In the summer of 2014, scientists observed a huge geomagnetic storm hovering above the North Pole that looked like a giant space "hurricane." Instead of water churning around, it was plasma high above the atmosphere.
Just recently, those observers have detailed this out-of-this-world event in an article in Nature Communications.
What You Need To Know
- A large "space hurricane" was observed back in 2014, the first seen near Earth
- Similar storms have been recorded on other planets in the past
- More research is being done on what, if any, impacts this has on Earth or its atmosphere
Researchers have labeled what they saw nearly seven years ago as a "space hurricane" due to its shape and rotational properties. Professor Qing-He Zang of the School of Space Science and Physics at Shangdong University in China first observed the event using modeling data and observations in the magnetosphere and ionosphere well above the Earth's surface.
Labeling The Layers
Before we move on, let's talk about the two "spheres." The Earth's magnetosphere is the region around the planet where the magnetic field affects particles and objects. Satellites, for example, are located inside Earth's magnetosphere.

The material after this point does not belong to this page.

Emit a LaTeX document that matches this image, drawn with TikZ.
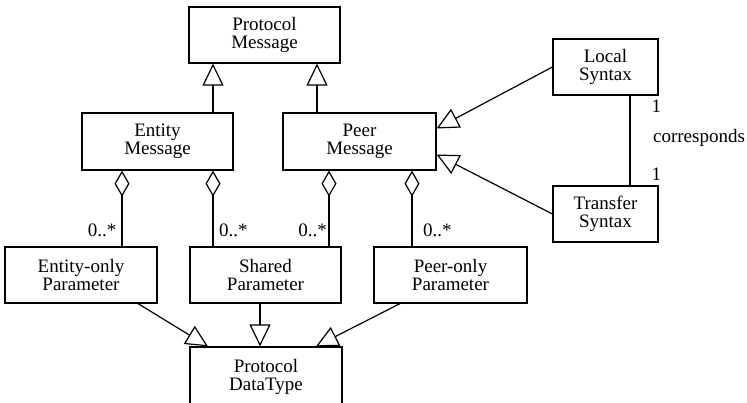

The ionosphere is located just a little lower, in the upper part of Earth's atmosphere, and extends from 50 miles to about 600 miles up above the surface.
What was observed on August 14, 2014 looked similar to a hurricane, according to researchers, due to its "nearly zero-flow center and strong circular horizontal plasma flow, shears, and electron precipitation," stating that these features resemble a "typical hurricane." Instead of actual precipitation, what seemed to "rain down" were electrons.
While hurricanes can reach 300 to 400 miles in width, scientists estimated this event to be nearly 600 miles wide. On Earth, hurricanes transport large quantities of mass and energy. In space, researchers observed this "storm" as "a rapid energy transfer channel from space to the ionosphere and the thermosphere."
Hurricane In Name Only
It is important to note, however, that describing this phenomenon as a hurricane is technically false, other than to allude to its shape and some of its behavior. In reality, a more appropriate term would perhaps be a vortex, since there is no water or heat involved.
However, what was seen was cyclonic in nature, had little geomagnetic behavior and light solar wind. Hurricanes, of course, have gusty and often violent winds, but do form when winds are very light aloft. Too much wind at those higher levels doesn't allow hurricanes to form; they tear them apart top-down.
In addition, this space cyclone was observed in the ionosphere, not the troposphere where typical hurricanes are found.
In (And Out Of) This World
What researchers saw here may have been a first close to our planet, but similar "storms" have been observed on other planets, such as Mars and Jupiter, in the past. Even gasses located deep within the sun's atmosphere have been observed swirling around, dubbed "solar tornadoes."
This latest observation will continue to be studied and hopefully seen again by researchers to determine what effects, if any, it may have on Earth. Some scientists theorize there may even be disruptions to radio frequencies, radars, and even satellite communications.